CITES' other activities are supported by contributions from member nations. Jaques Berney, deputy secretary general of CITES, said the secretariat had proposed inclusion of the ivory unit in the member-supported budget, but delegates to the 1987 CITES meeting didn't want to increase the budget.
"The problem," Berney said, "is that the only people who have really provided money in considerable quantities are the ivory traders."
Underlying the dispute is scientific disagreement over the danger the ivory trade poses to elephants.
While elephant specialists see evidence of a serious decline, CITES sees little need for drastic action.
"There is no disagreement about the decline of the elephants," Berney said. "But to say that the elephant is an endangered animal throughout Africa is, in our point of view, exaggerated."
Western, however, said projections indicate "the elephant is going to be effectively extinct much, much sooner than almost any other animal on the endangered list."
Computer models developed by the Ivory Trade Review Group were used to determine what action might stem the decline. "Only one option made any difference," said Western. "Ban trade entirely."
He said poaching has disrupted the family and breeding structure of elephant herds. Bulls, sought for their large tusks, are so scarce some females can't find mates. The slaughter of females leaves orphans that die soon after.
From 1979 to 1987, Africa's ivory exports fell from 900 metric tons to 300 metric tons, according to the Ivory Trade Review Group. Yet the slaughter has not appreciably declined.
In 1979, the group calculated, poachers had to slaughter 54 elephants to reap a metric ton of ivory. By 1987, after older elephants with larger tusks had gradually disappeared, it took 113 elephants to produce a metric ton of tusks. In addition, 55 orphaned calves died for each metric ton collected. They produced no ivory.

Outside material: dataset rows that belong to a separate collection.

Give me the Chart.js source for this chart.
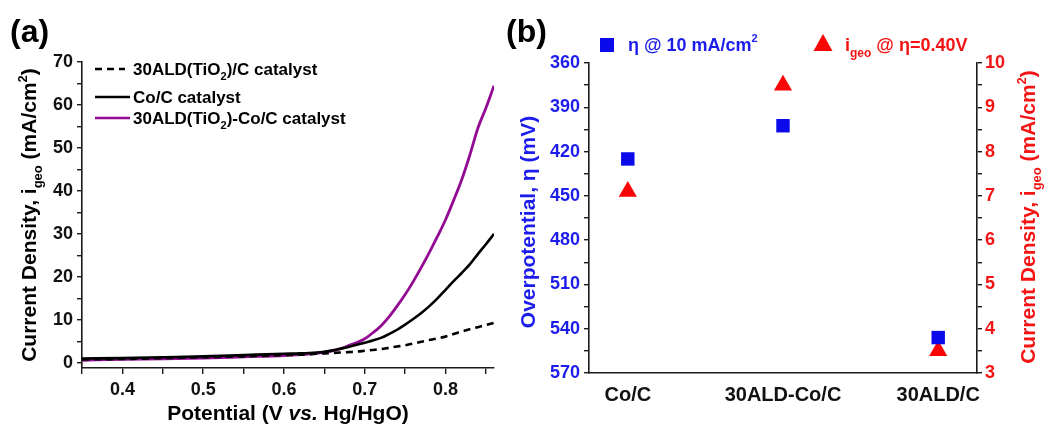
<!DOCTYPE html>
<html>
<head>
<meta charset="utf-8">
<script src="https://cdn.jsdelivr.net/npm/chart.js@4/dist/chart.umd.min.js"></script>
<style>
  html, body { margin: 0; padding: 0; background: #fff; }
  #wrap { position: relative; width: 1049px; height: 424px; }
  canvas { position: absolute; left: 0; top: 0; }
</style>
</head>
<body>
<div id="wrap">
  <canvas id="ca" width="1049" height="424"></canvas>
  <canvas id="cb" width="1049" height="424"></canvas>
</div>
<script>
// ---------- Data: panel (a) ----------
const potential = [0.35,0.40,0.45,0.50,0.55,0.60,0.62,
  0.64,0.65,0.66,0.67,0.68,0.69,0.70,0.71,0.72,0.73,0.74,0.75,0.76,0.77,0.78,0.79,0.80,0.81,0.82,0.83,0.84,0.85,0.86];
const tio2C = [0.8,0.9,1.1,1.3,1.5,1.8,1.9,
  2.1,2.2,2.3,2.4,2.5,2.6,2.8,3.0,3.2,3.5,3.8,4.1,4.5,4.9,5.3,5.7,6.1,6.7,7.3,7.8,8.3,8.8,9.3];
const coC = [1.0,1.1,1.3,1.5,1.8,2.1,2.2,
  2.4,2.6,2.9,3.3,3.7,4.2,4.7,5.2,5.8,6.7,7.7,8.9,10.2,11.6,13.2,15.0,17.0,19.0,20.9,22.9,25.3,27.6,30.0];
const tio2CoC = [0.6,0.8,0.9,1.1,1.4,1.7,1.9,
  2.2,2.5,2.8,3.3,4.0,4.7,5.6,7.0,8.6,10.7,13.2,15.9,18.9,22.2,25.7,29.4,33.3,37.8,42.6,48.3,54.6,59.3,64.5];
const seriesNamesA = ['30ALD(TiO2)/C catalyst','Co/C catalyst','30ALD(TiO2)-Co/C catalyst'];
const xTicksA = [0.35,0.40,0.45,0.50,0.55,0.60,0.65,0.70,0.75,0.80,0.85];
const yTicksA = [0,5,10,15,20,25,30,35,40,45,50,55,60,65,70];

// ---------- Data: panel (b) ----------
const categories = ['Co/C','30ALD-Co/C','30ALD/C'];
const overpotential = [425, 402.5, 546];      // mV @ 10 mA/cm2
const currentAt040 = [7.1, 9.5, 3.5];         // mA/cm2 @ eta = 0.40 V

const FONT = '"Liberation Sans", Arial, Helvetica, sans-serif';
const BLUE = 'rgb(28,28,235)';
const RED = 'rgb(245,20,20)';
const PURPLE = '#930a93';
const AXIS = '#1a1a1a';

function f(size, style) { return (style || 'bold') + ' ' + size + 'px ' + FONT; }

function drawRich(ctx, runs, x, y, opts) {
  opts = opts || {};
  ctx.save();
  ctx.translate(x, y);
  if (opts.rot) ctx.rotate(opts.rot);
  let total = 0;
  runs.forEach(r => { ctx.font = r.font; r.w = ctx.measureText(r.t).width; total += r.w; });
  let cx = opts.align === 'left' ? 0 : -total / 2;
  ctx.textAlign = 'left';
  ctx.textBaseline = 'alphabetic';
  runs.forEach(r => {
    ctx.font = r.font;
    ctx.fillStyle = r.color || opts.color || '#000';
    ctx.fillText(r.t, cx, r.dy || 0);
    cx += r.w;
  });
  ctx.restore();
}

function pts(xs, ys) { return xs.map((x, i) => ({x: x, y: ys[i]})); }

// ---------- Panel (a) ----------
const decorA = {
  id: 'decorA',
  afterDraw(chart) {
    const ctx = chart.ctx;
    drawRich(ctx, [{t: '(a)', font: f(32)}], 10, 42, {align: 'left'});
    drawRich(ctx, [
      {t: 'Potential (V ', font: f(21)},
      {t: 'vs.', font: f(21, 'italic bold')},
      {t: ' Hg/HgO)', font: f(21)}
    ], 288, 420);
    drawRich(ctx, [
      {t: 'Current Density, i', font: f(21)},
      {t: 'geo', font: f(13), dy: 6},
      {t: ' (mA/cm', font: f(21)},
      {t: '2', font: f(13), dy: -9},
      {t: ')', font: f(21)}
    ], 36, 215, {rot: -Math.PI / 2});
    const items = [
      {y: 69, x2: 125, color: '#000', dash: [7, 5], runs: [
        {t: '30ALD(TiO', font: f(17)}, {t: '2', font: f(11), dy: 5}, {t: ')/C catalyst', font: f(17)}]},
      {y: 97, x2: 130, color: '#000', dash: [], runs: [{t: seriesNamesA[1], font: f(17)}]},
      {y: 118, x2: 130, color: PURPLE, dash: [], runs: [
        {t: '30ALD(TiO', font: f(17)}, {t: '2', font: f(11), dy: 5}, {t: ')-Co/C catalyst', font: f(17)}]}
    ];
    items.forEach(it => {
      ctx.save();
      ctx.strokeStyle = it.color;
      ctx.lineWidth = 2.6;
      ctx.setLineDash(it.dash);
      ctx.beginPath();
      ctx.moveTo(95, it.y);
      ctx.lineTo(it.x2, it.y);
      ctx.stroke();
      ctx.restore();
      drawRich(ctx, it.runs, 133, it.y + 6, {align: 'left', color: '#000'});
    });
  }
};

new Chart(document.getElementById('ca'), {
  type: 'line',
  data: {
    datasets: [
      {label: seriesNamesA[0], data: pts(potential, tio2C), borderColor: '#000', borderWidth: 2.6, borderDash: [7, 5], pointRadius: 0, cubicInterpolationMode: 'monotone'},
      {label: seriesNamesA[1], data: pts(potential, coC), borderColor: '#000', borderWidth: 2.6, pointRadius: 0, cubicInterpolationMode: 'monotone'},
      {label: seriesNamesA[2], data: pts(potential, tio2CoC), borderColor: PURPLE, borderWidth: 2.8, pointRadius: 0, cubicInterpolationMode: 'monotone'}
    ]
  },
  options: {
    responsive: false,
    animation: false,
    events: [],
    layout: {padding: {left: 0, top: 62, right: 555, bottom: 0}},
    plugins: {legend: {display: false}, tooltip: {enabled: false}},
    scales: {
      x: {
        type: 'linear', min: 0.35, max: 0.86,
        afterFit: s => { s.height = 56; },
        afterBuildTicks: s => { s.ticks = xTicksA.map(v => ({value: v})); },
        border: {display: true, color: AXIS, width: 1.6},
        grid: {display: true, drawOnChartArea: false, drawTicks: true, tickLength: 6, color: AXIS, lineWidth: 1.4},
        ticks: {
          autoSkip: false, maxRotation: 0, padding: 5, color: '#111',
          font: {family: FONT, size: 18, weight: 'bold'},
          callback: v => Math.abs(v * 10 - Math.round(v * 10)) < 1e-6 ? v.toFixed(1) : ''
        }
      },
      y: {
        type: 'linear', min: -1.2, max: 70,
        afterFit: s => { s.width = 82; },
        afterBuildTicks: s => { s.ticks = yTicksA.map(v => ({value: v})); },
        border: {display: true, color: AXIS, width: 1.6},
        grid: {display: true, drawOnChartArea: false, drawTicks: true, tickLength: 5, color: AXIS, lineWidth: 1.4},
        ticks: {
          autoSkip: false, padding: 4, color: '#111',
          font: {family: FONT, size: 18, weight: 'bold'},
          callback: v => (Math.round(v) % 10 === 0 ? String(Math.round(v)) : '')
        }
      }
    }
  },
  plugins: [decorA]
});

// ---------- Panel (b) ----------
const decorB = {
  id: 'decorB',
  afterDraw(chart) {
    const ctx = chart.ctx;
    drawRich(ctx, [{t: '(b)', font: f(32)}], 506, 42, {align: 'left'});
    drawRich(ctx, [{t: 'Overpotential, \u03B7 (mV)', font: f(21)}], 535, 222, {rot: -Math.PI / 2, color: BLUE});
    drawRich(ctx, [
      {t: 'Current Density, i', font: f(21)},
      {t: 'geo', font: f(13), dy: 6},
      {t: ' (mA/cm', font: f(21)},
      {t: '2', font: f(13), dy: -9},
      {t: ')', font: f(21)}
    ], 1035, 217, {rot: -Math.PI / 2, color: RED});
    ctx.save();
    ctx.fillStyle = 'rgb(10,10,235)';
    ctx.fillRect(600, 38, 14, 14);
    ctx.fillStyle = 'rgb(250,5,5)';
    ctx.beginPath();
    ctx.moveTo(823, 34);
    ctx.lineTo(832.5, 51);
    ctx.lineTo(813.5, 51);
    ctx.closePath();
    ctx.fill();
    ctx.restore();
    drawRich(ctx, [
      {t: '\u03B7 @ 10 mA/cm', font: f(18)},
      {t: '2', font: f(11), dy: -9}
    ], 628, 51, {align: 'left', color: BLUE});
    drawRich(ctx, [
      {t: 'i', font: f(18)},
      {t: 'geo', font: f(12), dy: 6},
      {t: ' @ \u03B7=0.40V', font: f(18)}
    ], 845, 51, {align: 'left', color: RED});
  }
};

new Chart(document.getElementById('cb'), {
  type: 'scatter',
  data: {
    datasets: [
      {label: '\u03B7 @ 10 mA/cm2', yAxisID: 'y', data: overpotential.map((v, i) => ({x: i, y: v})),
       pointStyle: 'rect', pointRadius: 9.5, backgroundColor: 'rgb(10,10,235)', borderColor: 'rgb(10,10,235)', borderWidth: 0},
      {label: 'igeo @ \u03B7=0.40V', yAxisID: 'y2', data: currentAt040.map((v, i) => ({x: i, y: v})),
       pointStyle: 'triangle', pointRadius: 10.5, backgroundColor: 'rgb(250,5,5)', borderColor: 'rgb(250,5,5)', borderWidth: 0}
    ]
  },
  options: {
    responsive: false,
    animation: false,
    events: [],
    clip: false,
    layout: {padding: {left: 520, top: 63, right: 0, bottom: 0}},
    plugins: {legend: {display: false}, tooltip: {enabled: false}},
    scales: {
      x: {
        type: 'linear', min: -0.25, max: 2.25,
        afterFit: s => { s.height = 51; },
        afterBuildTicks: s => { s.ticks = categories.map((c, i) => ({value: i})); },
        border: {display: true, color: AXIS, width: 1.6},
        grid: {display: false, drawTicks: false},
        ticks: {
          autoSkip: false, maxRotation: 0, padding: 10, color: '#111',
          font: {family: FONT, size: 20, weight: 'bold'},
          callback: v => categories[v] !== undefined ? categories[v] : ''
        }
      },
      y: {
        type: 'linear', position: 'left', reverse: true, min: 360, max: 570,
        afterFit: s => { s.width = 69; },
        border: {display: true, color: AXIS, width: 1.6},
        grid: {display: true, drawOnChartArea: false, drawTicks: true, tickLength: 5, color: AXIS, lineWidth: 1.4},
        ticks: {
          stepSize: 15, autoSkip: false, padding: 4, color: BLUE,
          font: {family: FONT, size: 18, weight: 'bold'},
          callback: v => ((Math.round(v) - 360) % 30 === 0 ? String(Math.round(v)) : '')
        }
      },
      y2: {
        type: 'linear', position: 'right', min: 3, max: 10,
        afterFit: s => { s.width = 72; },
        border: {display: true, color: AXIS, width: 1.6},
        grid: {display: true, drawOnChartArea: false, drawTicks: true, tickLength: 5, color: AXIS, lineWidth: 1.4},
        ticks: {
          stepSize: 0.5, autoSkip: false, padding: 3, color: RED,
          font: {family: FONT, size: 18, weight: 'bold'},
          callback: v => (Number.isInteger(v) ? String(v) : '')
        }
      }
    }
  },
  plugins: [decorB]
});
</script>
</body>
</html>
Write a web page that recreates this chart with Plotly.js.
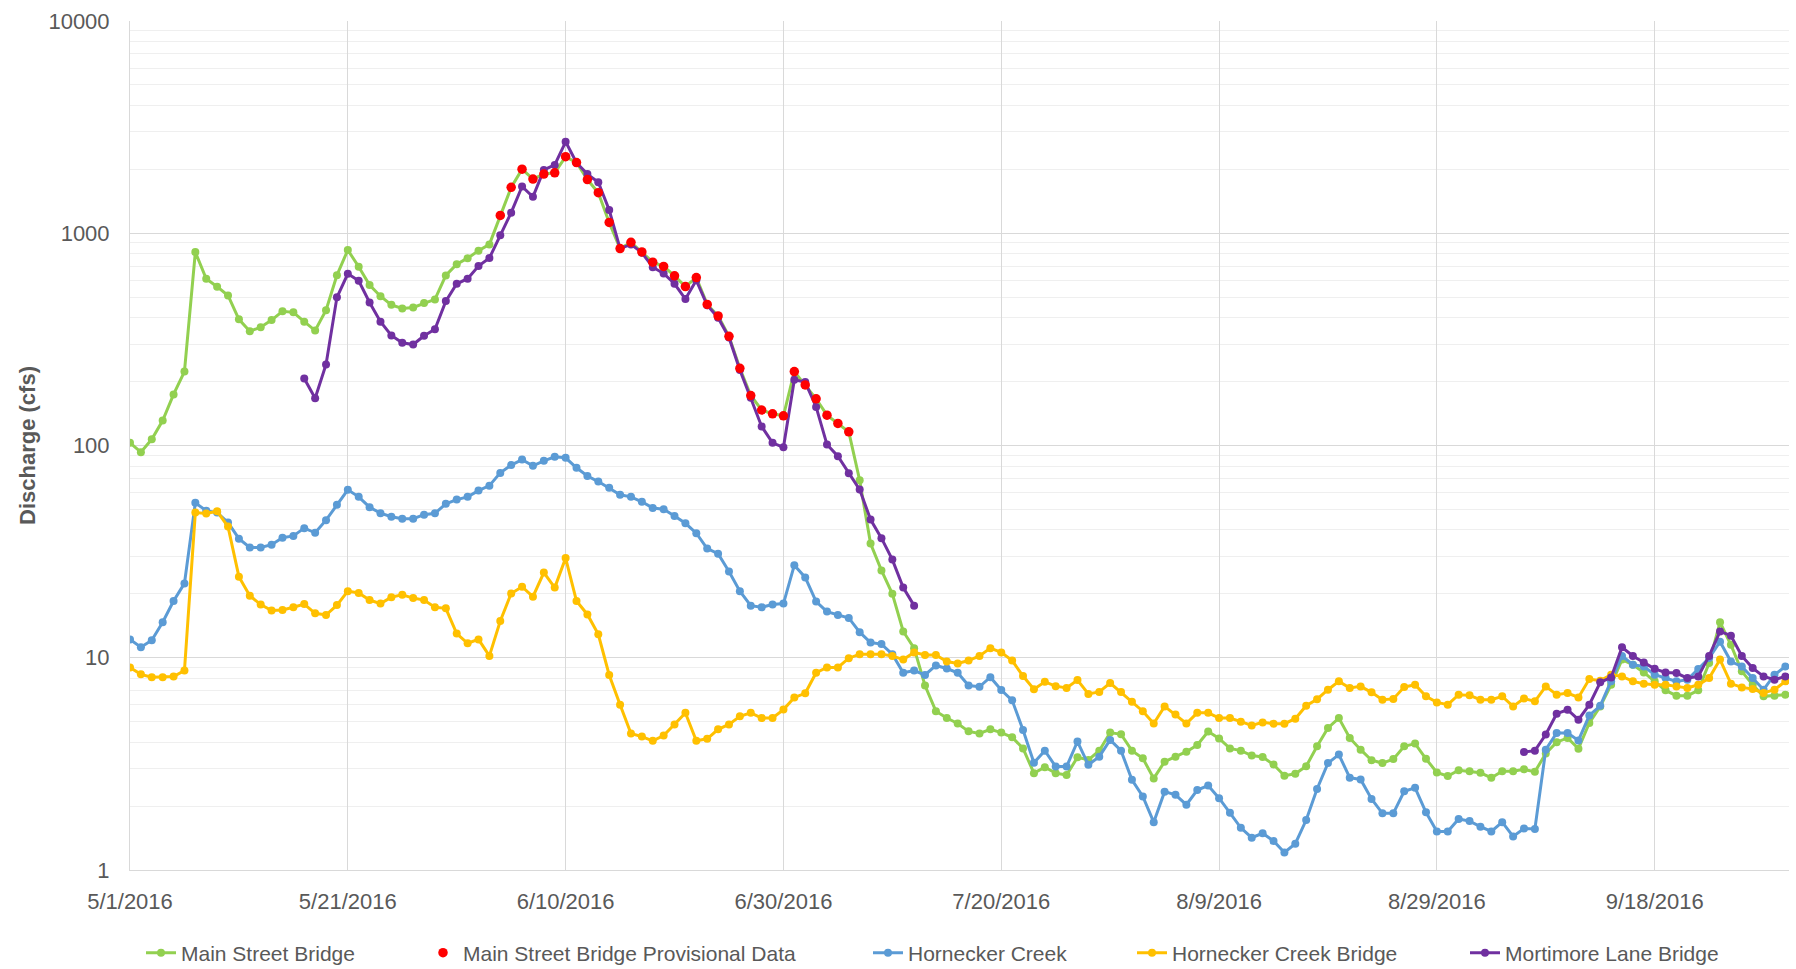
<!DOCTYPE html>
<html>
<head>
<meta charset="utf-8">
<script src="https://cdn.plot.ly/plotly-3.0.1.min.js"></script>
<style>html,body{margin:0;padding:0;background:#fff;}#chart{width:1796px;height:969px;}</style>
</head>
<body>
<div id="chart"></div>
<script>
// ---- Data (daily, 5/1/2016 .. 9/30/2016) ----
const startDate = '2016-05-01';
const dayCount = 153;

const mainStreet = [
 103, 93, 107, 131, 174, 223, 815, 610, 560, 509,
 393, 345, 361, 390, 429, 424, 383, 348, 434, 634,
 834, 695, 570, 505, 460, 442, 447, 469, 488, 633,
 714, 763, 828, 886, 1213, 1645, 2005, 1800, 1900, 1926,
 2296, 2153, 1791, 1553, 1124, 847, 906, 817, 731, 698,
 630, 561, 618, 462, 408, 327, 231, 172, 147, 141,
 138, 223, 193, 166, 139, 127, 116, 68.6, 34.5, 25.8,
 20, 13.3, 11.1, 7.4, 5.6, 5.2, 4.9, 4.5, 4.4, 4.6,
 4.44, 4.22, 3.74, 2.86, 3.05, 2.86, 2.8, 3.4, 3.3, 3.65,
 4.44, 4.36, 3.65, 3.36, 2.7, 3.24, 3.42, 3.61, 3.88, 4.49,
 4.17, 3.74, 3.65, 3.46, 3.41, 3.14, 2.78, 2.84, 3.08, 3.83,
 4.67, 5.2, 4.19, 3.69, 3.29, 3.19, 3.33, 3.83, 3.94, 3.34,
 2.88, 2.77, 2.95, 2.92, 2.87, 2.72, 2.92, 2.92, 2.98, 2.9,
 3.54, 4.0, 4.19, 3.73, 4.93, 5.9, 7.46, 9.8, 9.27, 8.53,
 7.74, 7.02, 6.63, 6.63, 7.02, 9.44, 14.7, 11.5, 8.63, 7.46,
 6.58, 6.63, 6.7
];

// Provisional data: 6/4/2016 .. 7/6/2016
const provisionalStart = '2016-06-04';
const provisional = [
 1213, 1645, 2005, 1800, 1900, 1926, 2296, 2153, 1791, 1553,
 1124, 847, 906, 817, 731, 698, 630, 561, 618, 462,
 408, 327, 231, 172, 147, 141, 138, 223, 193, 166,
 139, 127, 116
];

const horneckerCreek = [
 12.2, 11.2, 12.1, 14.7, 18.5, 22.4, 53.7, 49.3, 48.3, 43.4,
 36.4, 33.1, 33.1, 34.1, 36.8, 37.5, 40.8, 38.8, 44.5, 52.6,
 61.8, 57.3, 51.2, 48, 46.2, 45.2, 45.2, 47.2, 47.9, 53.1,
 55.6, 57.3, 61.3, 64.7, 74.3, 80.9, 85.8, 80.2, 84.7, 88.5,
 87.5, 78.5, 71.8, 67.6, 63.2, 58.6, 57.3, 54.3, 50.8, 50.1,
 46.6, 43, 38.6, 32.7, 30.9, 25.5, 20.6, 17.6, 17.3, 17.8,
 18.0, 27.3, 23.9, 18.4, 16.5, 15.9, 15.4, 13.2, 11.8, 11.6,
 10.4, 8.5, 8.7, 8.3, 9.2, 8.9, 8.5, 7.4, 7.3, 8.1,
 7.05, 6.3, 4.57, 3.2, 3.65, 3.07, 3.07, 4.03, 3.13, 3.42,
 4.1, 3.65, 2.66, 2.22, 1.68, 2.34, 2.26, 2.03, 2.38, 2.5,
 2.18, 1.86, 1.58, 1.42, 1.49, 1.37, 1.21, 1.33, 1.72, 2.41,
 3.19, 3.5, 2.72, 2.67, 2.16, 1.85, 1.85, 2.35, 2.44, 1.87,
 1.52, 1.52, 1.74, 1.70, 1.6, 1.52, 1.68, 1.44, 1.57, 1.56,
 3.69, 4.42, 4.42, 4.08, 5.35, 5.94, 7.74, 10.2, 9.27, 9.1,
 8.32, 8.02, 7.74, 7.88, 8.85, 9.96, 11.9, 9.6, 9.1, 8.02,
 7.07, 8.32, 9.1
];

const horneckerBridge = [
 9.0, 8.35, 8.1, 8.1, 8.15, 8.7, 48.3, 47.8, 49, 41.5,
 24.1, 19.6, 17.8, 16.7, 16.8, 17.3, 17.9, 16.2, 15.9, 17.7,
 20.6, 20.2, 18.7, 18.0, 19.3, 19.8, 19.1, 18.7, 17.3, 17.1,
 13.0, 11.7, 12.2, 10.2, 14.9, 20.1, 21.6, 19.4, 25.2, 21.4,
 29.5, 18.5, 16.0, 12.9, 8.3, 6.0, 4.4, 4.25, 4.06, 4.3,
 4.85, 5.5, 4.06, 4.15, 4.6, 4.85, 5.3, 5.5, 5.2, 5.2,
 5.7, 6.5, 6.8, 8.5, 9.0, 9.0, 9.95, 10.4, 10.4, 10.4,
 10.2, 9.8, 10.6, 10.3, 10.3, 9.6, 9.4, 9.7, 10.2, 11.1,
 10.6, 9.7, 8.2, 7.1, 7.7, 7.35, 7.2, 7.85, 6.75, 6.9,
 7.6, 6.9, 6.2, 5.6, 4.9, 5.9, 5.4, 4.9, 5.5, 5.5,
 5.2, 5.2, 5.0, 4.8, 4.96, 4.89, 4.89, 5.16, 5.94, 6.38,
 7.07, 7.74, 7.2, 7.33, 6.87, 6.34, 6.4, 7.28, 7.46, 6.58,
 6.16, 6.01, 6.7, 6.65, 6.34, 6.34, 6.58, 5.9, 6.43, 6.23,
 7.33, 6.7, 6.82, 6.5, 7.94, 7.8, 8.32, 8.17, 7.74, 7.55,
 7.46, 7.46, 7.33, 7.2, 7.46, 8.02, 9.8, 7.55, 7.25, 7.12,
 6.82, 7.07, 7.74
];

// Mortimore Lane Bridge: two periods of record
const mortimoreSpringStart = '2016-05-17';
const mortimoreSpring = [
 207, 167, 241, 499, 644, 597, 472, 383, 330, 305,
 299, 329, 353, 479, 578, 611, 701, 764, 978, 1250,
 1660, 1485, 1987, 2099, 2697, 2150, 1900, 1738, 1286, 847,
 886, 810, 692, 647, 578, 490, 600, 458, 400, 323,
 227, 168, 123, 103, 98, 204, 199, 152, 101, 89,
 74, 62, 44.8, 36.6, 29, 21.4, 17.6
];
const mortimoreFallStart = '2016-09-06';
const mortimoreFall = [
 3.6, 3.65, 4.35, 5.45, 5.69, 5.11, 6.01, 7.66, 8.08, 11.2,
 10.2, 9.5, 8.87, 8.53, 8.47, 8.02, 8.17, 10.2, 13.3, 12.7,
 10.2, 8.94, 8.17, 7.88, 8.17
];

const xTickVals = ['2016-05-01','2016-05-21','2016-06-10','2016-06-30','2016-07-20','2016-08-09','2016-08-29','2016-09-18'];
const xTickText = ['5/1/2016','5/21/2016','6/10/2016','6/30/2016','7/20/2016','8/9/2016','8/29/2016','9/18/2016'];
const yTickVals = [1, 10, 100, 1000, 10000];
const yTickText = ['1', '10', '100', '1000', '10000'];

const seriesNames = ['Main Street Bridge', 'Main Street Bridge Provisional Data', 'Hornecker Creek', 'Hornecker Creek Bridge', 'Mortimore Lane Bridge'];

// ---- helpers ----
function dayIndex(dateStr) {
  return Math.round((Date.parse(dateStr + 'T00:00:00Z') - Date.parse(startDate + 'T00:00:00Z')) / 86400000);
}
const dates = [];
for (let i = 0; i < dayCount; i++) {
  const d = new Date(Date.parse(startDate + 'T00:00:00Z') + i * 86400000);
  dates.push(d.toISOString().slice(0, 10));
}
function placeSegments(segments) {
  const out = new Array(dayCount).fill(null);
  segments.forEach(([start, vals]) => {
    const s = dayIndex(start);
    vals.forEach((v, k) => { out[s + k] = v; });
  });
  return out;
}
const mortimore = placeSegments([[mortimoreSpringStart, mortimoreSpring], [mortimoreFallStart, mortimoreFall]]);
const provisionalFull = placeSegments([[provisionalStart, provisional]]);

const COLORS = {green: '#92D050', red: '#FF0000', blue: '#5B9BD5', yellow: '#FFC000', purple: '#7030A0'};
const LW = 3, MS = 8;

function lineTrace(name, y, color, legendId) {
  return {
    type: 'scatter', mode: 'lines+markers', name: name, x: dates, y: y,
    line: {color: color, width: LW}, marker: {color: color, size: MS, symbol: 'circle'},
    connectgaps: false, legend: legendId, hoverinfo: 'x+y+name'
  };
}

const traces = [
  lineTrace(seriesNames[0], mainStreet, COLORS.green, 'legend'),
  lineTrace(seriesNames[2], horneckerCreek, COLORS.blue, 'legend3'),
  lineTrace(seriesNames[3], horneckerBridge, COLORS.yellow, 'legend4'),
  lineTrace(seriesNames[4], mortimore, COLORS.purple, 'legend5'),
  {
    type: 'scatter', mode: 'markers', name: seriesNames[1], x: dates, y: provisionalFull,
    marker: {color: COLORS.red, size: 9.5, symbol: 'circle'}, legend: 'legend2'
  }
];

const TEXT = '#595959';
const FONT = 'Liberation Sans, Arial, sans-serif';
function legendAt(px) {
  return {
    orientation: 'h', xref: 'container', yref: 'container',
    x: px / 1796, y: 1 - 953 / 969, xanchor: 'left', yanchor: 'middle',
    font: {family: FONT, size: 21, color: TEXT}, bgcolor: 'rgba(0,0,0,0)', borderwidth: 0
  };
}

const layout = {
  width: 1796, height: 969,
  paper_bgcolor: '#ffffff', plot_bgcolor: '#ffffff',
  margin: {l: 130, r: 7, t: 21, b: 99, pad: 0},
  font: {family: FONT, color: TEXT},
  showlegend: true,
  legend: legendAt(141),
  legend2: legendAt(423),
  legend3: legendAt(868),
  legend4: legendAt(1132),
  legend5: legendAt(1465),
  xaxis: {
    type: 'date', range: ['2016-05-01', '2016-09-30 08:00'],
    tickmode: 'array', tickvals: xTickVals, ticktext: xTickText,
    showgrid: true, gridcolor: '#d9d9d9', gridwidth: 1,
    showline: true, linecolor: '#d9d9d9', linewidth: 1,
    ticks: '', ticklabelstandoff: 12, zeroline: false,
    tickfont: {family: FONT, size: 22, color: TEXT}, automargin: false
  },
  yaxis: {
    type: 'log', range: [0, 4],
    tickmode: 'array', tickvals: yTickVals, ticktext: yTickText,
    showgrid: true, gridcolor: '#d9d9d9', gridwidth: 1,
    minor: {dtick: 'D1', showgrid: true, gridcolor: '#efefef', gridwidth: 1, ticks: ''},
    showline: true, linecolor: '#d9d9d9', linewidth: 1,
    ticks: '', ticklabelstandoff: 15, zeroline: false,
    tickfont: {family: FONT, size: 22, color: TEXT},
    title: {text: 'Discharge (cfs)', font: {family: FONT, size: 22, color: TEXT, weight: 'bold'}, standoff: 6},
    automargin: false
  }
};

Plotly.newPlot('chart', traces, layout, {displayModeBar: false, staticPlot: true});
</script>
</body>
</html>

The ivory trade is estimated to be worth $1 billion a year, most of which goes to the traders and craftsmen. African countries where ivory trade flourishes earned only a few million dollars from ivory sales in 1987, Western said.
Elephants are worth far more to tourism, bringing an estimated $50 million a year into Kenya alone, he said. That is why Kenya and its neighbor Tanzania favor a ban, he said.